Certes, vous proposez, madame la secrétaire d'État, d’élargir le champ des professionnels de santé habilités à réaliser la visite d’information, mais je voudrais tout de même vous rappeler que le nombre total d’infirmiers en santé au travail, même en y ajoutant quelques spécialistes et les médecins collaborateurs, ne dépasse pas aujourd'hui le quart du nombre total de médecins du travail.
Vous avez le même flux à assumer et vous voulez – c’est en tout cas ce qui est apparu à certains observateurs –, le déporter massivement sur une visite de prévention et d’information, qui durera aussi longtemps que la visite médicale et sera réalisée par un corps dédié au sein de l’équipe pluridisciplinaire numériquement très inférieur au corps des médecins. J’ai un problème de compréhension de l’équilibre en termes de temps sur ce basculement.
Certes, le nombre d’infirmiers augmente plus vite, mais les médecins, vous l’avez dit, sont encore 5 200. Je les ramène à 4 500 en équivalents temps plein si je ne prends pas en compte les médecins d’entreprises, mais je puis me tromper… Or les infirmiers sont 1 300. Avant que les courbes ne se croisent, on a peut-être le temps de faire quelque chose. Il reste les médecins collaborateurs, au nombre de 150. Au total, le nombre des professionnels de santé qui ne sont pas médecins du travail reste donc inférieur à 3 000.
Compte tenu de ce préalable et de ce rappel, la commission des affaires sociales estime que, au regard des enjeux, le principe général doit rester celui de la visite d’embauche. Notre texte précise que la visite d’information et de prévention sera possible lorsque la nature du poste envisagé le permet.
La commission approuve la possibilité que cette visite soit réalisée par tout professionnel de santé membre de l’équipe pluridisciplinaire, sous l’autorité du médecin du travail, bien entendu, dans le respect du protocole.
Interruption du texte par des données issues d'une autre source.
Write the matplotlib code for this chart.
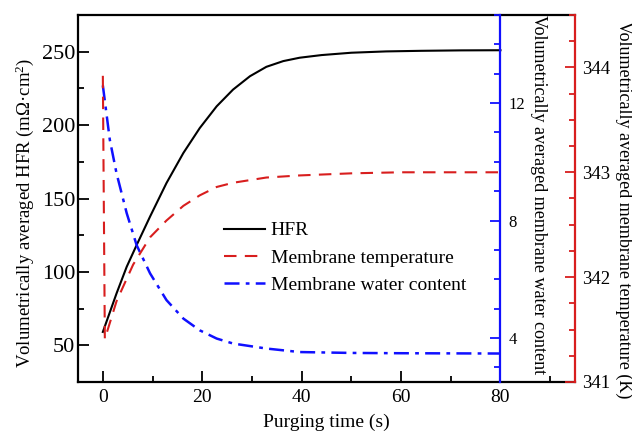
import numpy as np
import matplotlib
matplotlib.use('Agg')
import matplotlib.pyplot as plt
from matplotlib.ticker import MultipleLocator

plt.rcParams['font.family'] = ['Liberation Serif', 'DejaVu Serif']
plt.rcParams['mathtext.fontset'] = 'custom'
plt.rcParams['mathtext.rm'] = 'Liberation Serif'
plt.rcParams['mathtext.it'] = 'Liberation Serif:italic'

# HFR vs purging time (left axis)
hfr_time = [0, 2.75, 4.8, 6.8, 9.5, 12.8, 16.2, 19.5, 22.9, 26.2, 29.6, 32.9, 36.3,
            39.6, 44, 50, 57, 64, 72, 80]
hfr = [59.1, 85.3, 103.5, 118.3, 137.7, 160.5, 181, 198, 212.8, 224.2, 233.3, 239.7,
       243.6, 245.9, 247.7, 249.3, 250.2, 250.6, 250.9, 251]

# membrane temperature (red axis)
temp_time = [0, 0.4, 2.75, 6.1, 9.5, 12.8, 16.2, 19.5, 22.9, 26.2, 32.9, 39.6, 50, 60, 80]
temp = [343.92, 341.41, 341.77, 342.12, 342.38, 342.54, 342.68, 342.78, 342.86,
        342.90, 342.95, 342.97, 342.99, 343.0, 343.0]

# membrane water content (blue axis)
water_time = [0, 1.4, 2.75, 4.8, 6.8, 9.5, 12.8, 16.2, 19.5, 22.9, 26.2, 32.9, 39.6,
              50, 60, 80]
water = [12.6, 10.75, 9.61, 8.25, 7.16, 6.2, 5.29, 4.66, 4.26, 3.98, 3.81, 3.64, 3.52,
         3.49, 3.48, 3.47]

RED = '#d81e1e'
BLUE = '#1010ff'

fig = plt.figure(figsize=(6.32, 4.32), dpi=100)
ax = fig.add_axes([78 / 632, 1 - 382 / 432, 497 / 632, 367 / 432])
ax_w = ax.twinx()
ax_t = ax.twinx()

l1, = ax.plot(hfr_time, hfr, color='black', lw=1.5, label='HFR')
l2, = ax_t.plot(temp_time, temp, color=RED, lw=1.5, dashes=(6, 4), label='Membrane temperature')
l3, = ax_w.plot(water_time, water, color=BLUE, lw=1.8, dashes=(6, 2.5, 1.5, 2.5),
                label='Membrane water content')

ax.set_xlim(-5, 95)
ax.set_ylim(25, 275)
ax_w.set_ylim(2.5, 15)
ax_t.set_ylim(341, 344.5)

ax.xaxis.set_major_locator(MultipleLocator(20))
ax.xaxis.set_minor_locator(MultipleLocator(10))
ax.yaxis.set_major_locator(MultipleLocator(50))
ax.yaxis.set_minor_locator(MultipleLocator(25))
ax_w.yaxis.set_major_locator(MultipleLocator(4))
ax_w.yaxis.set_minor_locator(MultipleLocator(1))
ax_t.yaxis.set_major_locator(MultipleLocator(1))
ax_t.yaxis.set_minor_locator(MultipleLocator(0.25))

for s in ax.spines.values():
    s.set_linewidth(1.6)
ax.spines['right'].set_visible(False)
for a in (ax_w, ax_t):
    for side in ('left', 'top', 'bottom'):
        a.spines[side].set_visible(False)

ax_w.spines['right'].set_position(('data', 80))
ax_w.spines['right'].set_color(BLUE)
ax_w.spines['right'].set_linewidth(1.6)
ax_t.spines['right'].set_color(RED)
ax_t.spines['right'].set_linewidth(1.6)

ax.tick_params(axis='y', which='both', direction='in', width=1.3, labelsize=16, pad=2)
ax.tick_params(axis='x', which='both', direction='in', width=1.3, labelsize=14, pad=5)
ax.tick_params(which='major', length=8)
ax.tick_params(which='minor', length=4)
ax.tick_params(top=False, which='both')

ax_w.tick_params(axis='y', which='both', direction='in', colors=BLUE, width=1.3,
                 labelsize=12, labelcolor='black', pad=6)
ax_w.tick_params(which='major', length=7)
ax_w.tick_params(which='minor', length=4)
ax_t.tick_params(axis='y', which='both', direction='in', colors=RED, width=1.3,
                 labelsize=13.5, labelcolor='black', pad=5)
ax_t.tick_params(which='major', length=7)
ax_t.tick_params(which='minor', length=4)

ax.set_xlabel('Purging time (s)', fontsize=14, va='top')
ax.xaxis.set_label_coords(0.5, -0.087)
ax.set_ylabel('Volumetrically averaged HFR (m\u03a9\u00b7cm$^2$)', fontsize=13.5,
              va='center', ha='center')
ax.yaxis.set_label_coords(-0.107, 0.46)
ax_w.set_ylabel('Volumetrically averaged membrane water content', fontsize=13,
                rotation=270, va='center', ha='center')
ax_w.yaxis.set_label_coords(0.927, 0.512)
ax_t.set_ylabel('Volumetrically averaged membrane temperature (K)', fontsize=13,
                rotation=270, va='center', ha='center')
ax_t.yaxis.set_label_coords(1.098, 0.47)

ax.legend(handles=[l1, l2, l3], loc='center left', frameon=False, fontsize=14,
          bbox_to_anchor=(224 / 632, 1 - 258 / 432), bbox_transform=fig.transFigure,
          borderpad=0, borderaxespad=0, handlelength=2.1, handletextpad=0.3,
          labelspacing=0.5)

fig.savefig('out.png', dpi=100)
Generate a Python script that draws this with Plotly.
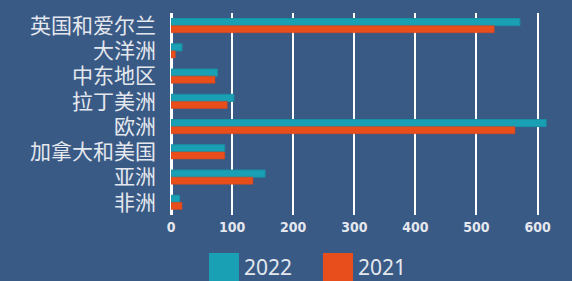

Les membres de l’équipe pluridisciplinaire pourront orienter, dans un certain nombre de cas, les personnes qu’ils auront vues vers le médecin du travail s’ils en perçoivent la nécessité.
Le texte de la commission apporte plusieurs précisions sur les délais dans lesquels ces visites doivent être réalisées, ce que ne prévoit pas le texte proposé par le Gouvernement, car aucune date n’est fixée pour la visite d’information et de prévention.
Selon nous, pour avoir un sens, cette visite doit être effectuée au plus tard pendant la période d’essai. Si elle intervient trois ou quatre ans après, cela n’a plus de sens du tout. Il vaut mieux alors demander au salarié d’effectuer un examen chez son médecin de ville.